Barely over a week after the battle between Taylor Knibb and Flora Duffy in the IRONMAN 70.3 World Championship, the two met again at the 2022 World Triathlon Championship Series race in Bermuda. Although Knibb dominated the race in St. George to claim the IRONMAN 70.3 title, now it was Duffy’s turn to show her determination to claim another World Triathlon Series title. With just the final race left in Abu Dhabi at the end of November, Duffy is within striking distance.
The World Triathlon Championship Series is the annual series of races used to crown an annual world champion. There are multiple rounds of races culminating in a Grand Final race to cap the season. Athletes compete head-to-head for points in these races that will determine the overall world champion. The elite championship races are held over two distances: the standard and the sprint distance.
There was simply no denying Flora Duffy a second WTCS Bermuda gold on Sunday afternoon in her home country, as thousands of fans lined the streets of the capital to help cheer their hero to glory.
Chasing a record fourth world title (and attempting to defend her championship title from last year), Duffy knew that a win here and again in Abu Dhabi at the end of November would make that goal a reality. She set about the task with her trademark focus from the very first strokes of the swim. Hitting the front and riding solo on the first laps of the bike, she was joined by Maya Kingma and the two hauled each other around the remainder of the bike, combining perfectly to keep the rest of the field – and specifically Taylor Knibb – at bay.

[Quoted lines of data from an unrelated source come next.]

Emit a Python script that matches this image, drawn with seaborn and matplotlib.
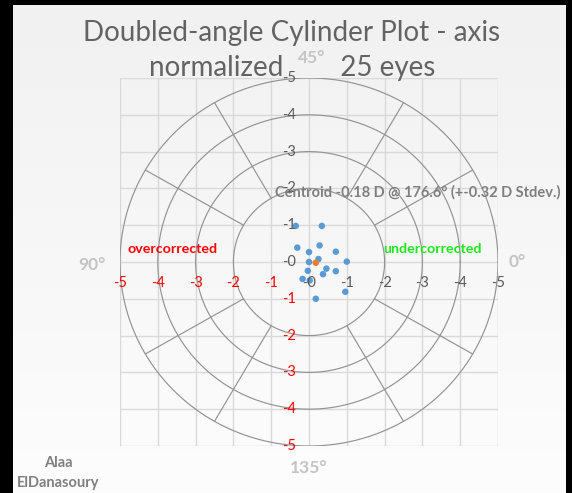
import numpy as np
import pandas as pd
import matplotlib
matplotlib.use("Agg")
import matplotlib.pyplot as plt
import seaborn as sns

# ---- data ----
cyl_x = [-0.35, 0.34, -0.31, 0.28, 0.0, 0.71, 0.0, 0.25, 1.0, -0.03, 0.46, 0.71, 0.37, -0.17, 0.02, 0.96, 0.18]
cyl_y = [0.98, 0.98, 0.39, 0.45, 0.27, 0.28, 0.0, 0.08, 0.01, -0.24, -0.18, -0.25, -0.33, -0.46, -0.5, -0.81, -1.0]
centroid_x = [0.18]
centroid_y = [-0.02]
ring_radii = [2, 3, 4, 5]
spoke_angles = [30, 60, 120, 150, 210, 240, 300, 330]
tick_values = [-5, -4, -3, -2, -1, 0, 1, 2, 3, 4, 5]
tick_labels = ["-5", "-4", "-3", "-2", "-1", "-0", "-1", "-2", "-3", "-4", "-5"]
y_tick_labels = ["-5", "-4", "-3", "-2", "-1", "-0", "-1", "-2", "-3", "-4", "-5"]
title_lines = ["Doubled-angle Cylinder Plot - axis", "normalized        25 eyes"]
centroid_text = "Centroid -0.18 D @ 176.6° (+-0.32 D Stdev.)"

sns.set_theme(style="white")
plt.rcParams['font.family'] = ['Lato', 'DejaVu Sans']

W, H = 572, 493
fig = plt.figure(figsize=(W / 100, H / 100), dpi=100, facecolor="black")

def fx(px):
    return px / W

def fy(py):
    return 1 - py / H

# background panel with subtle gradient
bg = fig.add_axes([fx(13), 0, fx(566) - fx(13), fy(5)])
grad = np.linspace(0, 1, 256).reshape(-1, 1)
bg.imshow(grad, aspect="auto", cmap=matplotlib.colors.LinearSegmentedColormap.from_list(
    "g", ["#f1f1f1", "#fdfdfd"]), extent=[0, 1, 0, 1], origin="upper")
bg.set_axis_off()

ax = fig.add_axes([fx(120), fy(446), fx(498) - fx(120), fy(78) - fy(446)])
ax.set_facecolor("none")
ax.set_xlim(-5, 5)
ax.set_ylim(-5, 5)
for v in tick_values:
    ax.axvline(v, color="#d9d9d9", lw=1.0, zorder=0)
    ax.axhline(v, color="#d9d9d9", lw=1.0, zorder=0)
for s in ax.spines.values():
    s.set_visible(False)
ax.set_xticks([])
ax.set_yticks([])

t = np.linspace(0, 2 * np.pi, 400)
for r in ring_radii:
    ax.plot(r * np.cos(t), r * np.sin(t), color="#939393", lw=0.85, zorder=1)
for a in spoke_angles:
    ar = np.deg2rad(a)
    ax.plot([ring_radii[0] * np.cos(ar), ring_radii[-1] * np.cos(ar)],
            [ring_radii[0] * np.sin(ar), ring_radii[-1] * np.sin(ar)],
            color="#939393", lw=0.85, zorder=1)

df = pd.DataFrame({"x": cyl_x, "y": cyl_y})
sns.scatterplot(data=df, x="x", y="y", ax=ax, color="#5b9bd5", s=22,
                edgecolor="none", zorder=3, legend=False)
dc = pd.DataFrame({"x": centroid_x, "y": centroid_y})
sns.scatterplot(data=dc, x="x", y="y", ax=ax, color="#ed7d31", s=22,
                edgecolor="none", zorder=4, legend=False)
ax.set_xlabel("")
ax.set_ylabel("")

# axis labels (Excel-like, crossing at zero)
for v, lab in zip(tick_values, tick_labels):
    ax.annotate(lab, (v, 0), xytext=(0, -21), textcoords="offset pixels",
                ha="center", va="center", fontsize=10.5,
                color="#ff0000" if v < 0 else "#595959", zorder=5)
for v, lab in zip(tick_values[::-1], y_tick_labels):
    ax.annotate(lab, (0, v), xytext=(-13, 0), textcoords="offset pixels",
                ha="right", va="center", fontsize=10.5,
                color="#ff0000" if v < 0 else "#595959", zorder=5)

# title
fig.text(fx(292), fy(33), title_lines[0], ha="center", va="center",
         fontsize=20, color="#636363")
fig.text(fx(292), fy(68), title_lines[1], ha="center", va="center",
         fontsize=20, color="#636363")

# angle labels
lab_kw = dict(ha="center", va="center", fontsize=12.5, fontweight="bold", color="#c4c4c4")
fig.text(fx(92), fy(265), "90°", **lab_kw)
fig.text(fx(517), fy(262), "0°", **lab_kw)
fig.text(fx(312), fy(58), "45°", **lab_kw)
fig.text(fx(309), fy(468), "135°", **lab_kw)

fig.text(fx(173), fy(249), "overcorrected", ha="center", va="center",
         fontsize=10.3, fontweight="bold", color="#ff0000")
fig.text(fx(433), fy(249), "undercorrected", ha="center", va="center",
         fontsize=10.3, fontweight="bold", color="#1ee61e")
fig.text(fx(275), fy(192), centroid_text, ha="left", va="center",
         fontsize=10.5, fontweight="bold", color="#7f7f7f")
fig.text(fx(58), fy(463), "Alaa", ha="center", va="center",
         fontsize=10.5, fontweight="bold", color="#7f7f7f")
fig.text(fx(58), fy(483), "ElDanasoury", ha="center", va="center",
         fontsize=10.5, fontweight="bold", color="#7f7f7f")

fig.savefig("out.png", dpi=100, facecolor="black")
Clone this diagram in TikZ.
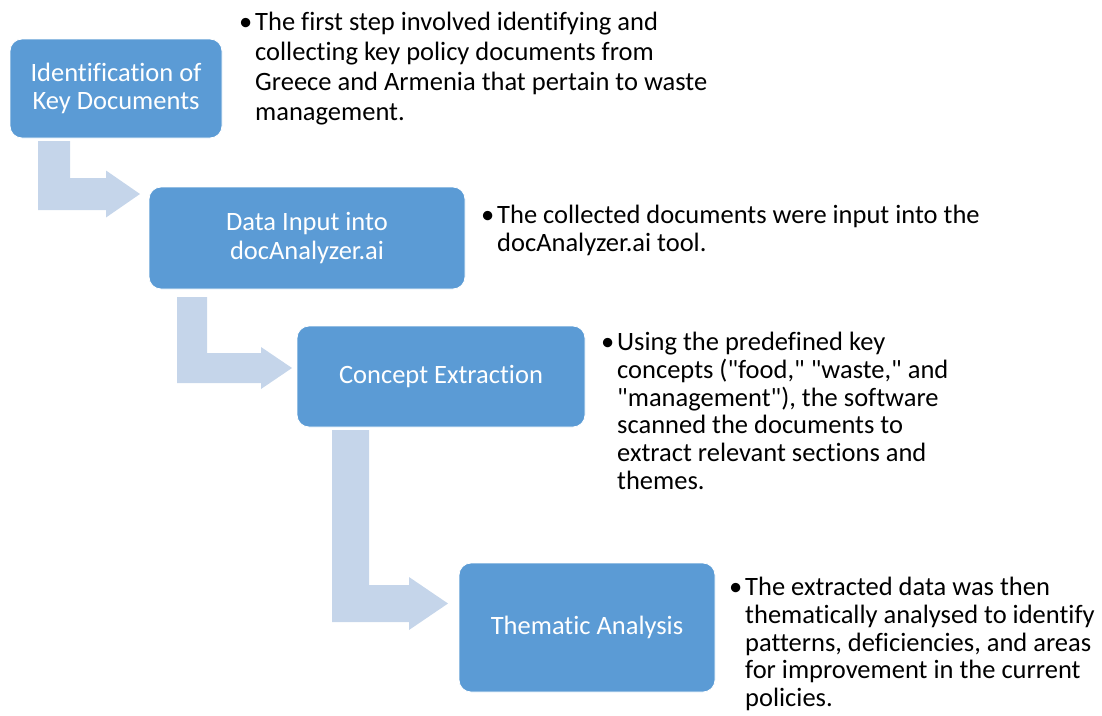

Knibb was able to power into third by the end of the bike but could only catch the injury-affected Kingma on the run. Duffy ran the full 10km solo to a rapturous reception down the blue carpet. Great Britain’s Beth Potter powered her way to bronze and another excellent podium in 2022.
“Today was incredible,” said a beaming Flora Duffy afterwards. “I couldn’t have asked for a better race. I was hoping to have a good day, the crowd was amazing, but racing at home as Olympic Champion I knew I needed a big performance. It was one of those days where everything lined up, I was just so thankful for Maya on the bike who was so strong, and the crowd pulled me through on that 10km run. It was really difficult to keep my composure and then that last lap I was just able to soak it in and enjoy it.”
Duffy took to the far left of the pontoon as the chop was starting to pick up for the 47 women taking up their starting positions. Potter was at her side.
Rising Italian star Bianca Seregni led at the first exit with Duffy right behind, Brazil’s Vittoria Lopes and USA’s Summer Rappaport followed them up the ramp and then back in for the second lap.
Knibb was 22 seconds back at that stage, and 32 seconds by the end of lap two as the field strung out. Up ahead, GB’s Sophie Coldwell was the closest of the chasers to getting out in time to catch Duffy’s wheels but along with Rappaport, Seregni, Kingma and Lopes soon found herself chasing the Olympic Champion’s shadows.
As Taylor Spivey joined that group, Kingma then pulled clear to bridge up to Duffy, a welcome sight for the Bermudian not wanting another 40km solo ride to keep Knibb at arm’s length. The rain came down, and that pair scythed through the course even more effectively, while Knibb took a little longer to catch the chasers.
Not that it took long for the American to do so, and just as quickly as she had joined them, she was out the other side and, with nobody able to go with her, began her own solo chase.
Sadly for Knibb, Duffy and Kingma were working so well together that the final two laps saw them extending their advantage, and by the time Duffy was away from the second transition with the crowd carrying her along on each stride, Duffy’s win never looked in doubt.
Kingma, nursing a twisted ankle, was simply hoping to hang on for as long as possible, and did so bravely for almost two laps before Knibb passed and then Beth Potter passed, relentless in her closing to move into the bronze spot and keep her chances of a Series podium very much alive.
“There were good parts and parts that I can work on,” reflected Knibb. “Congrats to Flora, she crushed it here on her course, and it was so fun to be here. She definitely put up a show and taught us a lesson on how to dominate a race. There is still a lot of work to do on our side but hopefully the gap was closer (between her and me) than the last time we both raced here. And hats off to Beth Potter, she had a great race, I was so scared of her the whole time, especially on the last part of the run. I knew she was coming in hot… so I tried to put as much time as I could. You gotta play the cards that you have!”
“I am pretty pleased today, it is such a pleasure to be on the podium with two of the best riders of the planet,” said Beth Potter. “I wish I had gone with (Knibb) but I didn’t believe in myself enough, maybe I should be a bit more gutsy, but I am still happy with how the day went. It is another step in the right direction. This has been a mad season, I am looking forward to Abu Dhabi.”
Germany’s Laura Lindemann was still going strong too as she motored into fourth with a superb 10km run, Taylor Spivey finishing in fifth. Kingma crossed in sixth, Spain’s Miriam Casillas Garcia, Italy’s Verena Steinhauser, Brazil’s Luisa Baptista and Bianca Seregni rounding out the top ten.